Partially Constrained GRAND of Linear Block Codes

TL;DR

This paper introduces PC-GRAND, a decoding algorithm for linear block codes that reduces search complexity by using partial constraints from the parity-check matrix, improving efficiency over original GRAND.

Contribution

The paper proposes a novel partially constrained GRAND algorithm that reduces search complexity by leveraging partial parity-check constraints, enhancing decoding efficiency.

Findings

PC-GRAND reduces the number of searches compared to original GRAND.

Numerical results confirm improved decoding efficiency with PC-GRAND.

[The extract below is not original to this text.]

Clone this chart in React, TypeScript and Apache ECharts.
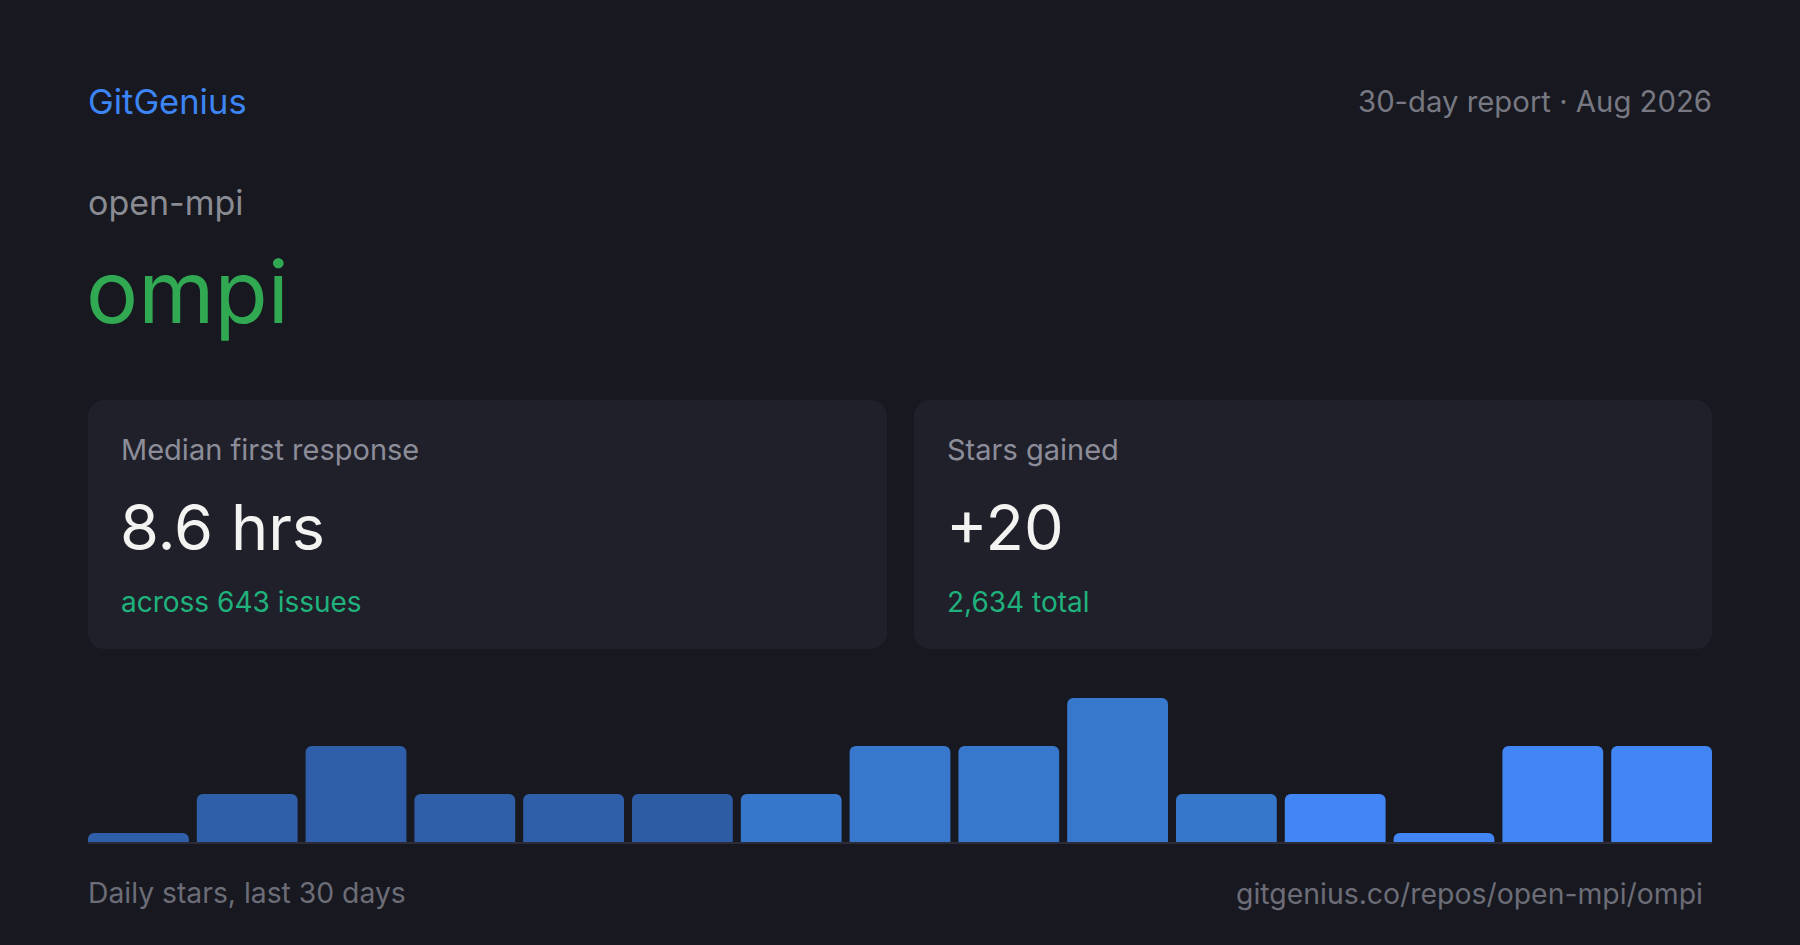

Simulation comparisons show PC-GRAND's effectiveness over other algorithms.

Abstract

This paper is concerned with a search-number-reduced guessing random additive noise decoding (GRAND) algorithm for linear block codes, called partially constrained GRAND (PC-GRAND). In contrast to the original GRAND, which guesses error patterns without constraints, the PC-GRAND guesses only those error patterns satisfying partial constraints of the codes. In particular, the PC-GRAND takes partial rows of the parity-check matrix as constraints for generating candidate error patterns and the remaining rows as checks for validating the candidates. The number of searches can be reduced when the serial list Viterbi algorithm (SLVA) is implemented for searching over a trellis specified by the partial parity-check matrix. This is confirmed by numerical results. Numerical simulations are also provided for comparison with other decoding algorithms.